Saturday, September 29, 2007

better to be a man here

Its true. If I had a choice to be born male or female in Turkey I would choose male, hands down. Yesterday I was arbitrarily dropped off in the middle of a Turkish freeway not too far from the town of Soke on my way to Ephesus. The reason for the drop-off is much less interesting than what I experienced standing on the side of the road. Drivers of many many cars slowed to what Id certainly call unsafe highway speeds to stare at me. Yes, I was wearing a tank top and shorts. Yes, I was a woman standing alone on a freeway. I felt positively out of my element. But also---there was not a single female driver. I spotted two female passengers over the course of my half hour of passive standing---before finally finding a man to help me.

The thing is, the men are pretty delightful. Theyre talkative and helpful and even playful. There have been the aggressive ones, no doubt, but Ive been pleasantly surprised. Ive experienced more street harrassment in Italy---hell, even on the streets of San Francisco.

And their openness is part of why Id choose to be a man. They have more permission to be engaged. The women are reserved because theyre expected to be. Once I finally caught my minibus it was the women who watched me, looks of utter concern (not disdain) visible in their eyes and furrowed brows---even those who wore a full headscarf so that their eyes were all I could see. The men, meanwhile, tried to help, gallantly displaying their limited vocabulary for all the bus to hear and chime in. I turned to a young college-aged woman sitting two aisles up and gave her the look you give women when men are talking over each other and she said, plainly, "You will need to transfer at the end of this line and get on a bus to Kusadasi." Her English was beautiful, and yet she had held back while the men around her uttered their few words and phrases. I felt grateful and sad and bewildered all at once. And I thought, Better to be a man.

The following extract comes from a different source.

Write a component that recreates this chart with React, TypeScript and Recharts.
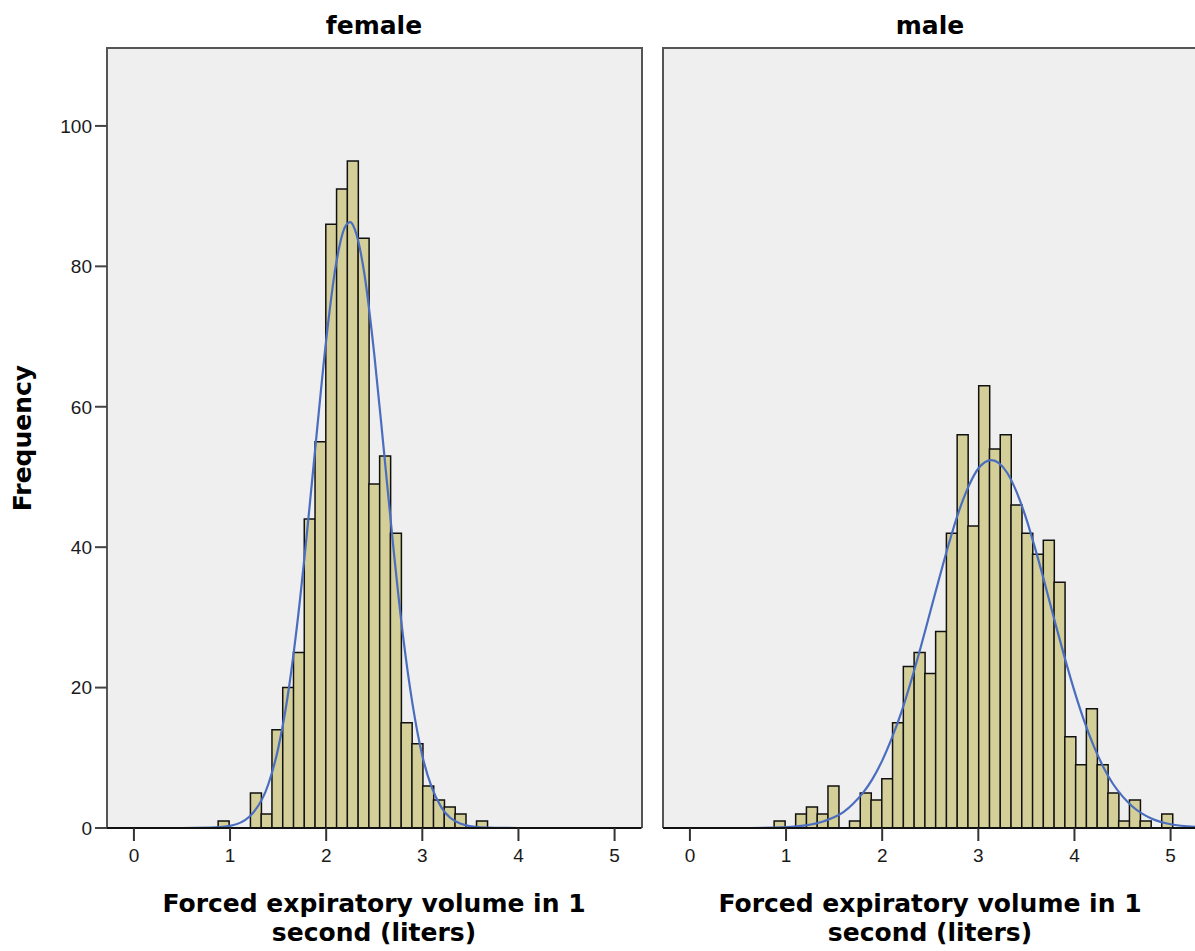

Turkey is modernizing. Its progressive. It fancies itself a European nation. But where women are concerned they have a distressingly far way to go. I sometimes find myself struggling to articulate arguments concerning the Middle East and womens rights because I despise the notion that Americans have something to teach other countries or that somehow everyone else should be on board with our way of life, our standards, our morals. But I can state with conviction that any country where Id feel happy to have been born a woman is a place where I feel more right and peaceful and happy in the world. And as Turkey strives toward increasing modernization I do hope this is something that the young men and women who are shaping the future of this beautiful place---so full of potential---come to recognize.